In fact, since May of this year, Stone Container has landed in local newspapers more than a dozen times and has been mentioned in the national news several more.
The most recent events at the Frenchtown Mill-including the layoff of more than 500 workers-has meant no one who cares about the environment or local economics can take their eyes off the Missoula Valley's western skyline.
In addition to the layoffs, which should conclude in the rehiring of all workers by Wednesday, November 18 (just in time for Thanksgiving), ongoing environmental hearings concerning air pollution and an upcoming merger between Stone Container Corp. and the Missouri-based Jefferson Smurfit Corp. have splashed across headlines and the evening news. And, with a court-mandated plan stemming from an environmental lawsuit, being prepared for release later this month, operations at the mill are taking on an unprecedented shape.
What most people want to know is what the future holds for the Frenchtown Mill-a shrouded mystery from the standpoint of many Missoula residents-as corporate officials in Chicago make decisions about consolidating operations, capital investment at the mill and debt repayment. But with environmentalists and government agents calling for operational reforms, and business decisions being influenced by the global demand for paper products, there remains little doubt that changes are in store for Stone Container's Missoula operation.
Think globally, lay off locally
On Friday, October 23, Stone Container laid off nearly 515 hourly employees at the Frenchtown Mill. Company spokespeople predominantly cite a paper glut and the failing economy in Southeast Asia, where about 6 percent of Frenchtown products are shipped. As paper continued to be produced and the demand for product decreased, Stone Container was forced to cut its losses and halt production for a few weeks at a variety of facilites nationwide.
As for the slowdown in Missoula, Bob Boschee, general manager of the Frenchtown Mill, explains: "The entire pulp and paper industry lost 33 percent of their exports to Asia. Even though the domestic market is solid and steady, there isn't the business in the United States to absorb the products that would normally go to Southeast Asia."
The layoff at the Frenchtown Mill affects other companies locally. Montana Rail Link moves the giant rolls of paper from the mill to other paper plants across the entire country. According to Rick Zimmer of Montana Rail Link, trains ship 20 carloads of Stone Container paper every day.
The mill purchases wood chips from local sawmills as well, and transports them by truck to the Frenchtown plant. In turn, businesses ranging from wood product mills to gas stations to restaurants frequented by truckers and millworkers nearby Stone Container are all feeling the slowdown.
Meanwhile, the Frenchtown Mill wasn't the only plant to suffer in the face of the Asian meltdown. Five of Stone's 16 mills in North America experienced "economic downtime," as the company calls it.
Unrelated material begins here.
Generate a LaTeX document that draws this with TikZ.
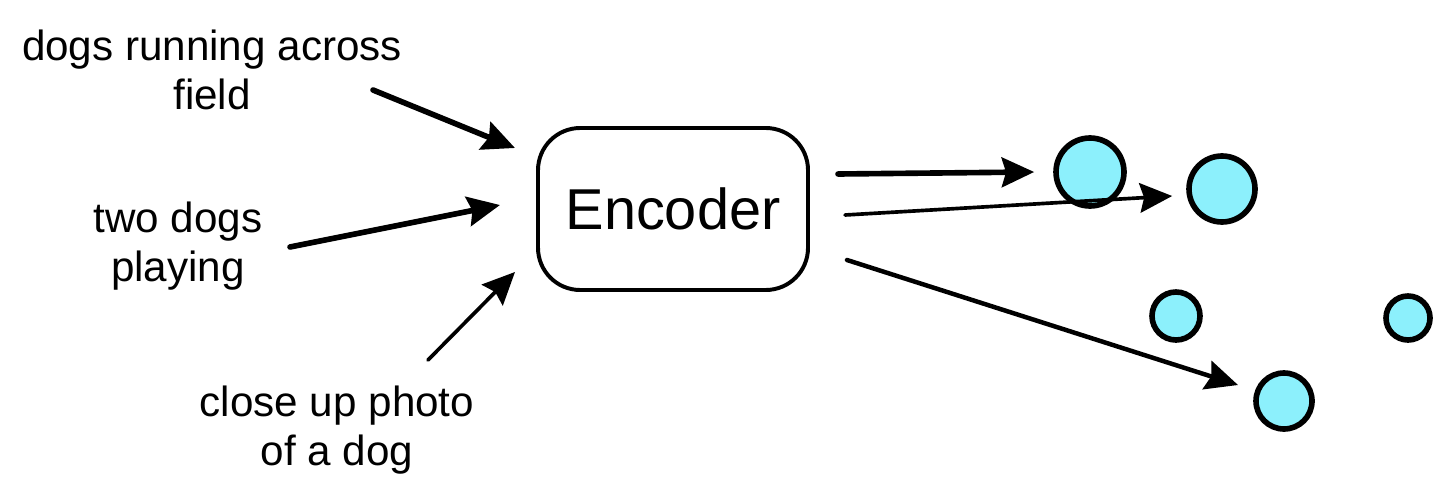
\documentclass[tikz,border=0pt]{standalone}
\usepackage{fontspec}
\setmainfont{Liberation Sans}
\usetikzlibrary{arrows.meta, positioning}

\definecolor{dotfill}{HTML}{8CF0FC}

\begin{document}
\begin{tikzpicture}[
    x=0.025cm, y=-0.025cm,
    >={Stealth[length=23pt, width=21pt, inset=3pt]},
    label/.style={align=center, font=\fontsize{30}{35}\selectfont},
    arr/.style={->, line width=4pt, line cap=round},
    thinarr/.style={->, line width=2.6pt, line cap=round},
    dot/.style={circle, draw, line width=4pt, fill=dotfill, inner sep=0pt}
  ]
  \useasboundingbox (0,0) rectangle (1450,499);

  % input captions
  \node[label] (t1) at (212,70) {dogs running across\\field};
  \node[label] (t2) at (178,246) {two dogs\\playing};
  \node[label] (t3) at (337,430) {close up photo\\of a dog};

  % encoder
  \node[draw, line width=2.8pt, rounded corners=30pt, minimum width=270*0.025cm,
        minimum height=162*0.025cm, font=\fontsize{41}{44}\selectfont]
    (enc) at (673,209) {Encoder};

  % embeddings
  \node[dot, minimum size=68*0.025cm] (e1) at (1090,172) {};
  \node[dot, minimum size=66*0.025cm] (e2) at (1222,189) {};
  \node[dot, minimum size=48*0.025cm] (e3) at (1176,316) {};
  \node[dot, minimum size=44*0.025cm] (e4) at (1408,318) {};
  \node[dot, minimum size=56*0.025cm] (e5) at (1284,401) {};

  \coordinate (a1) at (373,90);
  \coordinate (a2) at (290,247);
  \coordinate (a3) at (428,360);
  \coordinate (b1) at (515,148);
  \coordinate (b2) at (500,205);
  \coordinate (b3) at (515,272);
  \coordinate (o1) at (838,174);
  \coordinate (o2) at (845,215);
  \coordinate (o3) at (847,260);

  \draw[arr] (a1) -- (b1);
  \draw[arr] (a2) -- (b2);
  \draw[thinarr] (a3) -- (b3);

  \draw[arr] (o1) -- ([xshift=-19*0.025cm]e1.west);
  \draw[thinarr] (o2) -- ([xshift=-14*0.025cm, yshift=-7*0.025cm]e2.west);
  \draw[arr, line width=3.2pt] (o3) -- (1238,385);
\end{tikzpicture}
\end{document}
While this season's shutdowns have been more widespread than in recent years, Stone says it's not uncommon for a handful of mills to close for a while because the pulp and paper industry constantly deals with fluctuations in supply and demand.
"As an industry, regardless of Southeast Asia, we need to look at how we balance production capabilities and the demand for the product," Boschee says.
According to Fitch IBCA, an international rating agency, if pulp and paper companies want to stay competitive, they will soon take a closer look in the mirror, not only when it comes to supply and demand, but also at their role within the entire industry. The excess supply of products within the industry this year has forced mergers between some major companies-including Stone-and left others searching for ways to remain profitable and productive.
Red tape and wedding bells
In its 1998 third-quarter financial results, Stone reported costs of about $23 million for downtime at paper mills to balance inventories.
Such deficits must have eased the decision to merge the Chicago-based Stone Container Corp., which has 218 facilities and 20,000 employees around the world, with Missouri-based Jefferson Smurfit Corp., a company of 150 mills and 16,000 employees predominately based in North America.
At the end of 1997, the combined debt of Stone Container and Jefferson Smurfit, equaled $6.4 billion. But company officials say the new company, which will continue manufacturing such pulp and paper standards as folding cartons, cardboard boxes, paper bags and frozen dinner cartons, should average $8 billion in annual sales. As a merged company, Smurfit-Stone can also reduce expenses and increase efficiencies within the manufacturing system, and eliminate redundant overhead costs.
Smurfit-Stone Corp. will end up as one of the world's largest manufacturers of paperboard and packaging products. In addition, Stone stockholders and managers hope the merger and the subsequent consolidation of resources will alleviate some of the $4.4 billion debt the company carries. Much of that was accrued by the company when it purchased Consolidated-Bathurst, a newsprint manufacturer, in 1989.
John Simley, Stone's manager of corporate relations based in Chicago, admits Stone's debt is excessive. "We grew quickly in the 1980s through acquisition," Simley says. "We bought assets when they were undervalued and then paid off debts quickly. This happened in 1983, 1985 and 1987.
"In 1989, we tried again with Consolidated-Bathurst but conditions weren't quite as favorable. We were never able to recover from the debt."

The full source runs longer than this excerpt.